Tuesday 24 August 2010

Understanding, rationality and reasons

As a postscript to my last post, I notice that Richard Gipps has a further entry which questions a very close link - I may have been more explicitly keen to make in the pub than in print - between understanding and rationality. This link is called into question especially in cases of psychopathology where the idea of understanding an action or utterance being a matter of placing something in a rational pattern can seem to be put under threat. He comments:

Whilst one of the aims of understanding might be rational comprehension... what about other such forms - such as making something empathically intelligible, or symbolically (in the psychoanalytic - displaced association - sense) or emblematically (in the phenomenological - ontical emblem of an ontological disturbance - sense) intelligible? Might these not still be available to us - when we are trying to make sense of psychotic delusion - even when the project of rendering a delusion rationally intelligible has given out? Might not the equation of rationality with understanding amount to a prejudice of analytical philosophy, rather exclusively concerned as it is with rational argument; might we not have here a kind of illicit projection of philosophy's own methods back onto its subject matter, and an exclusive if unwitting focus on its own parochial concerns?

He then goes on to say two further things. First, rational judgements cannot be limited to those ‘supportable by reasons - as something which could be justified’ because judgements, such as inductive judgements, can exemplify rationality without being justified eg. by a claim about things carrying on in the same way. Second, there are a variety of cases where ‘understanding’ seems right but ‘rational’ is odder such as musical understanding or the understanding of a practical technique.

Now there is a substantial philosophical literature on reasons with which I’m insufficiently familiar. (Funny how in philosophy there can be a debate which is adjacent to one’s own concerns but can seem very strange and unfamiliar.) But this is what I’d say over a pint (if not be rash enough to write down).

First, although familiar regress arguments suggest a limit to the hierachy of reasons that might be involved in empirical judgement (it isn’t ‘turtles all the way down’, eg.), it would be odd to think of individual inductive judgements as not supportable by reasons: the particular reasons are what, in particular, has been observed in the past. (To take Hume’s example, I may judge that this loaf of bread will be nourishing, rather than mere supermaket cotton wool, because this is what I have found in the past, even if I do not need to add that correlations that have held in the past will hold in the future.) So I think I am happier with the connection between rationality and being supportable by reasons than Richard thinks I ought to be. What we need to beware of is a view in which there is always something more to be said for how a reason is a reason for something, a move to a higher level principle (such as that correlations that have held in the past will hold in the future). In both inductive and deductive cases that certainly looks to cause problems.

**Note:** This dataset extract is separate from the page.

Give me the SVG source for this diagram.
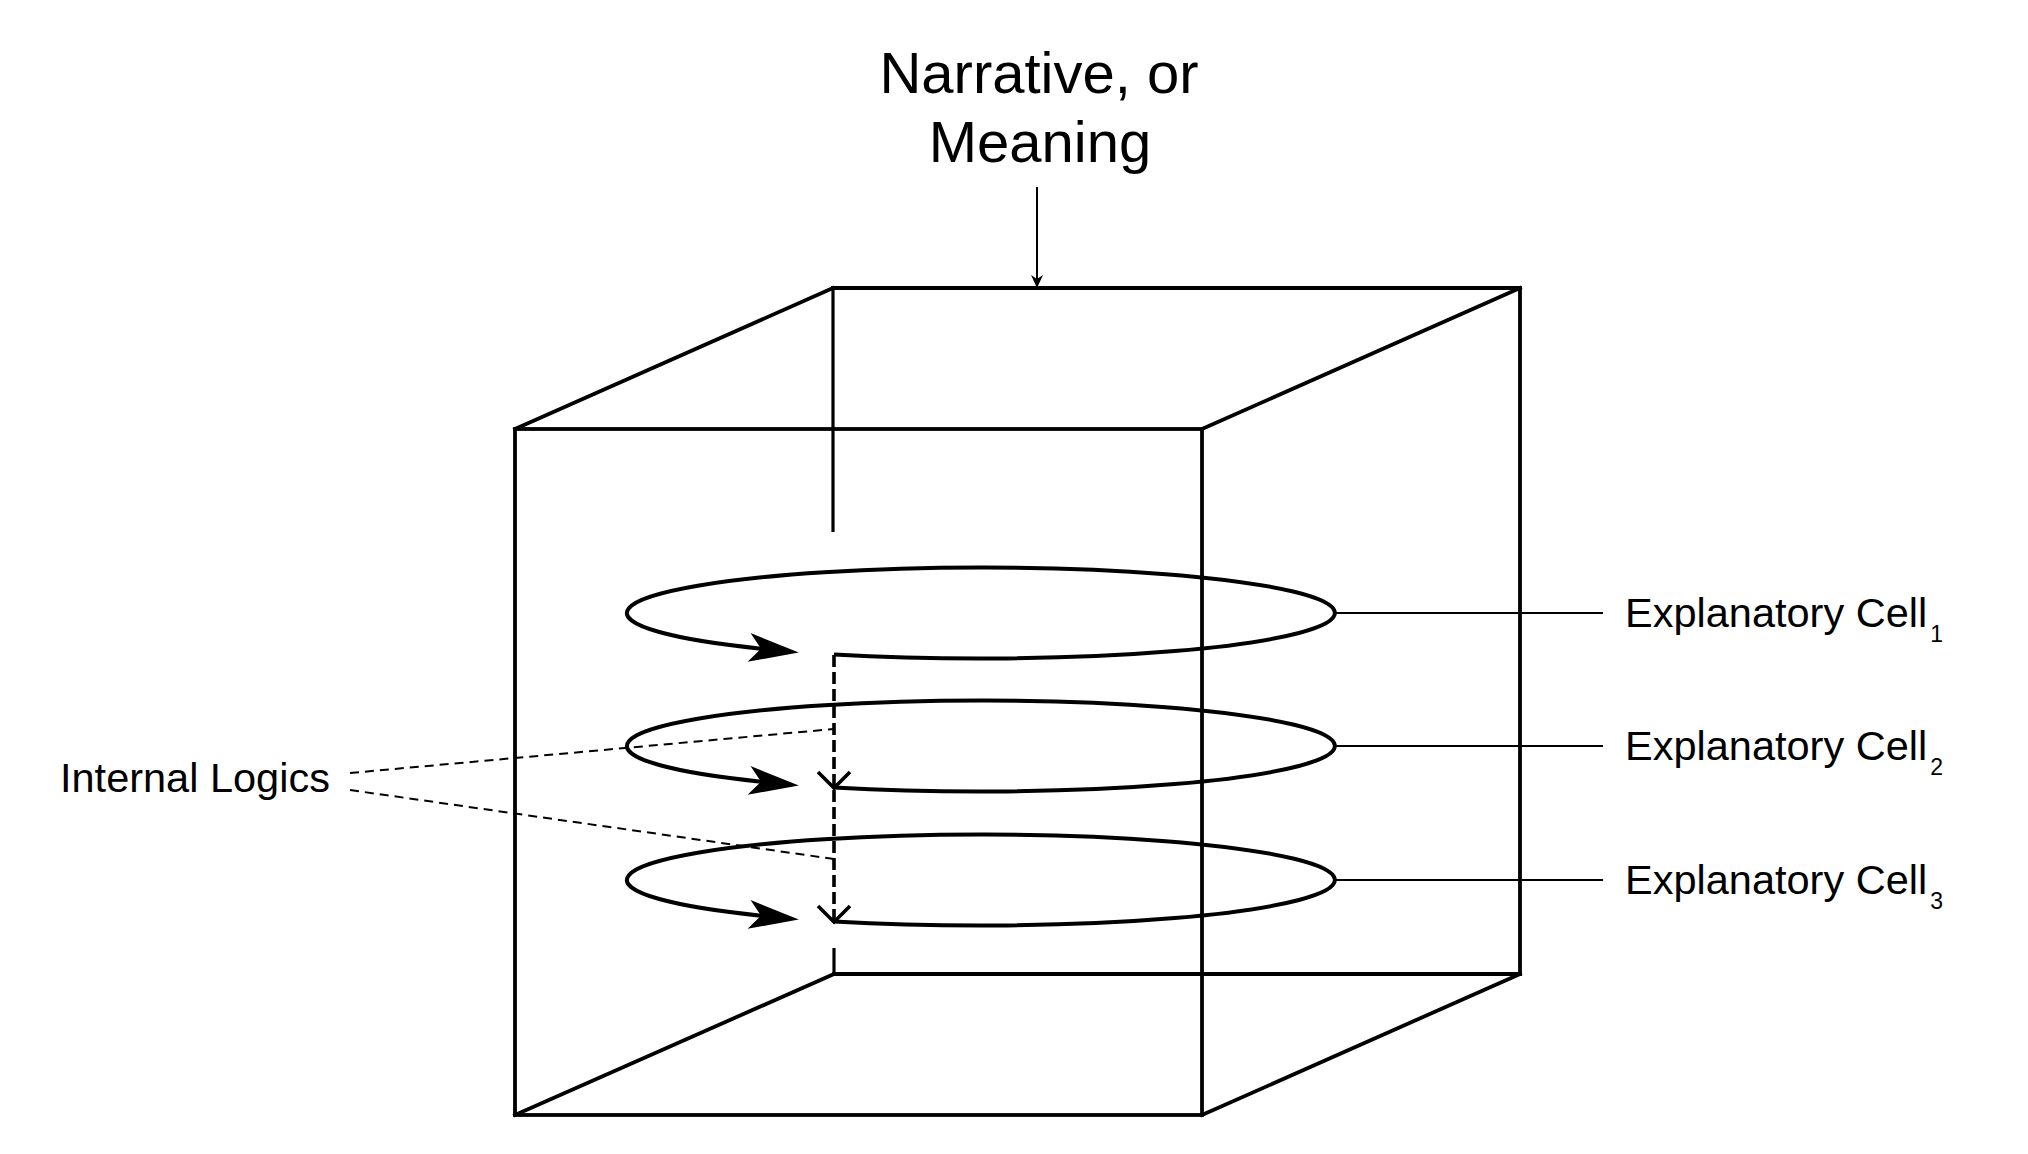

Second, it does seem to me to be natural to say in many, at least, aesthetic cases as well as practical cases that there are reasons in play (in the latter case, as in fact Richard himself suggests). So one moves the plaster like this! in order to produce this! effect. It must be mixed to this! degree of moistness for the final result to dry like this! But also if one understands why this! is the right musical coda then, perhaps, one can contrast it with this! chord. (I am drawn to the idea that aesthetic appreciation is always a matter of understanding and thus always a matter where reasons are in play but I realise that there are cases – eg Rothko - which challenge this because of the paucity of the available reasons.) Anyway, if one’s understanding is supportable by reasons it seems natural to say it is a species of rational understanding. (What blocks that may be the thought that rationality has to be apportioned to Spock and not Bones whilst affective responses belong to Bones but not Spock. No, rationality embraces both and so belongs to Kirk!)

But why think that the link understanding and rationality applies generally in the first place? Two reasons: there is Davidson’s argument for the link based on the idea of radical interpretation. That argument has come under fire from two important directions (that principles other than the principle of charity are sufficient for understanding; and that the assumption of rationality is undermined by empirical considerations). But my hunch is that, providing that the link is not thought of as reductive (so that we are owed an account of rationality in interpretation-independent terms), those can be accommodated even if that reduces the explanatory link we might have thought to find in Davidson.

Second, I am persuaded by the idea that intentional states are normative. The Brandomian idea of undertaking commitments seems helpful. And thus charting intentional states and their expression is charting a normative network of reasons.